Mengenali jejak-jejak budaya--mulai dari gedung bersejarah hingga kuliner, menurut Chaka--adalah cara paling mudah untuk melestarikan budaya, selain dengan mengapresiasi budaya lewat konsumsi produk.
Usai program tur, "Betawi Hari Ini" dilanjutkan dengan bincang-bincang seputar sejarah Kebaya Encim bersama antropolog Diyah Wara dan duta kebaya Intan Soekotjo, di G3, Art Space, Art:1.
Peserta kemudian diajak "mengkonsumsi" budaya Betawi lewat konser musik, salah satunya dari Lantun Orchestra.
Jazz campur Betawi
Berangkat dari gagasan fussion jazz yang berkiblat pada genre musik bossa nova, yang merupakan perpaduan samba dan jazz, Chaka meyakini bahwa jazz juga dapat diracik dengan budaya Betawi.

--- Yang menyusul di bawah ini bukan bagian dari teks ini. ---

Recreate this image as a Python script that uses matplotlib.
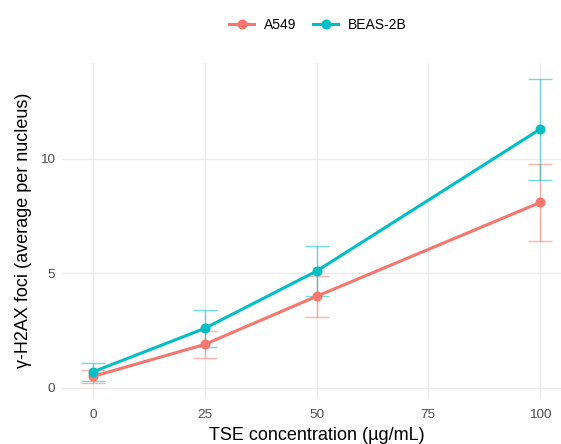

Lantun Orchestra menghadirkan musik jazz berbalut budaya Betawi dengan sentuhan gambang kromong. Awalnya, Lantun Orchestra membawakan ulang lagu-lagu lama seperti milik Ismail Marzuki, Bing Slamet, Benyamin Sueb, hingga akhirnya merilis album studio pada 2017 di bawah label Chaka Music Production.
"Lagu-lagu yang dialbum itu lagu-lagu cipataan saya, ada lagu "Ku Tunggu Kau di Salemba," "Pecinan," "Warung" pakai alat musik tradisional, dan dikemas dalam kemasan yang profesional layaknya musik pop," ujar Chaka.
Lantun Orchestra bahkan terpilih untuk tampil dalam Seoul Music Week 2018. Dalam ajang musik yang digelar selama tiga hari tersebut, grup musik asal Jakarta itu satu-satunya perwakilan dari Indonesia.
"Kami adalah satu-satunya grup musik Indonesia pertama dengan formasi alat musik Betawi yang berangkat ke Seoul," kata Chaka.
Lantun Orchestra dinilai merepresentasikan musik Indonesia, khususnya musik dari Ibu Kota Negara Indonesia. Grup musik dengan delapan anggota itu mendapat apresiasi yang luar biasa dari di Seoul Music Week 2018.
"Sambutannya meriah banget. Enggak ada yang pergi dari tempat, dari awal duduk sampai akhir. CD ludes, kita enggak pernah mengalami seperti itu di sini," ujar Chaka.
Lewat festival musik yang dihadiri oleh seniman dan music programmer dari seluruh dunia itu, Lantun Orchestra kemudian mendapat undangan untuk menghadiri festival musik lainnya di negara lain, salah satunya dari India.
Sayangnya, grup musik yang selalu mengenakan Kebaya Encim dan Baju Pangsi dalam penampilannya itu, harus membatalkan undangan dari India tersebut karena terkendala masalah biaya.
"Akhirnya saya coba fokus. Lantun lebih banyak bergerak di dalam negeri. Kita bikin konser, festival, supaya kita menjadi tuan rumah dulu," kata Chaka.
"Kalau kita bisa jadi tuan rumah setidaknya akan jadi lebih mudah buat masyarakat bantu kita juga, jadi enggak bergantungan dengan pemerintah," lanjut dia.
"Betawi Hari Ini" merupakan acara yang disponsori secara pribadi oleh Chaka, dan dibantu oleh swasta.
Saat ditanya apakah festival budaya tersebut akan lebih sering dibuat dia bilang "semua tergantung respons masyarakat".